They can certainly afford it, according to Matt Arens, CEO and senior portfolio manager of First Light Asset Management, a healthcare investment firm based in Edina, Minn.
“The large buyers have unprecedented levels of cash,” Arens said. “We’re still in a low-interest-rate environment, so that cash is largely a nonperforming asset. Finding durable growth assets, we think, is critically important to the large companies’ future growth.”
Companies seeking pre-market approvals or de novo clearances from the FDA continue to attract more interest from suitors than 510(k) clearance holders, and they make quicker exits, according to Jonathan Norris, managing director of the healthcare investment practice at Silicon Valley Bank in Santa Clara, Calif. PMA and de novo seekers also tend to represent bigger market opportunities to acquirers and may already hold the CE Mark in Europe – with data from that market to boot.
Products that hold a 510(k) clearance “are typically a nice piece to add to your grouping of products,” but don’t generate the excitement of a game-changing device in a high-need area of healthcare, Norris told us. Prospective acquirers want the companies that make these devices to prove their salability, build up their sales force, win reimbursement and ramp up revenue before being considered for acquisition.
“They have to prove that the dogs are eating the dog food,” Norris explained. “Acquirers out there are so [earnings-per-share]-focused, these public companies, that they don’t want to acquire companies that they have to put a lot of money into unless they’re game-changers.”
“The bigger guys want growth. They want something that’s growing faster than their core business,” agreed Mike Matson, senior equity research analyst at Needham & Co. in Boston. “If they’re growing at 5%, they probably want something to grow at 10%-plus.”
Venture-backed M&A has been roaring ahead, with five deals announced from July to mid-August and 11 year-to-date, including four undisclosed agreements, according to Norris. Deals that have been made public include bids for TVA Medical by Becton Dickinson; ReCor Medical by Otsuka Holdings; and Claret Medical, Cryterion Medical and Veniti, all three by Boston Scientific.
“It seems like it’s second half of the year loaded for venture-backed M&A,” Norris said. “We’re already at 11 and that bodes well for them hitting the mid-teens mark, which would make it a very solid year and put them in the middle of where we’ve seen activity over the last five years.”
Larger players are willing to place an earlier bet on early-stage companies with very promising technologies, but if the targets are willing to wait longer for an acquisition, they can fetch a much higher price. Among public companies, the wait-for-it trend has become a drag on medtech M&A, according to Matson.
He sees some smaller public companies’ sky-high valuations giving would-be acquirers pause and expects the number of M&A deals in 2018 and their dollar volume to decline compared with 2017 because of it.
Counting veterinary devices, two deals of more than $1 billion have been announced for 2018, Zoetis’ pending acquisition of Abaxis for $1.7B and ICU Medical’s $2.7 billion bid for Smiths Medical.

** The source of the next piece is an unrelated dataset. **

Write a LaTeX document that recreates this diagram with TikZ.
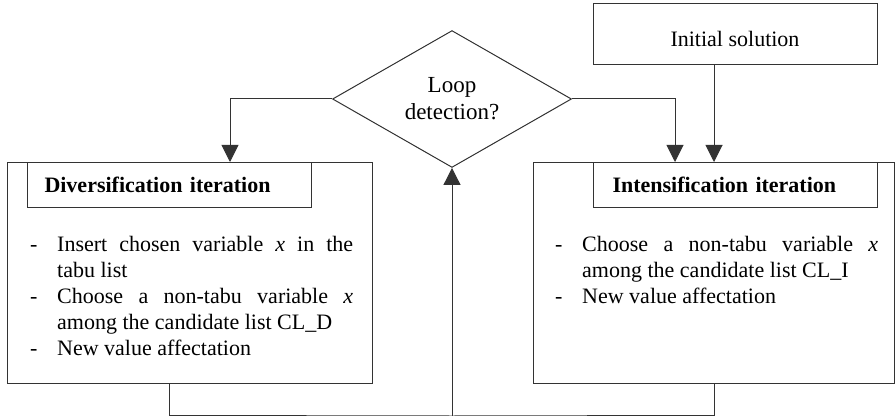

As of June 30, there were 102 deals totaling $9.5 billion; at that pace, Matson estimated a total of 207 deals worth $19.3 billion in 2018, compared with 242 deals worth a collective $45.5 billion last year – which would make this year the one with the lowest number of deals since 2002 and the lowest dollar volume of deals since 2011.
Public companies’ multiples influence private companies’ valuations, even if they’re not exactly in sync, Matson has found. “That may become a more fertile ground for M&A, because they’re not as expensive and there are a lot of private things out there that can get acquired,” he said.
Medtech market-watchers are wondering when Medtronic and Abbott, quiet since their major acquisitions in 2015 and 2017, will jump back in the game.
“When one of the big acquirers is quiet, that gives them more of an opportunity to look for what they want to add to their portfolio and maybe at a price that fits with what they see as value at this point,” Norris said. “If you have less potential acquirers, it’s harder for companies to get bids to bump up the price.”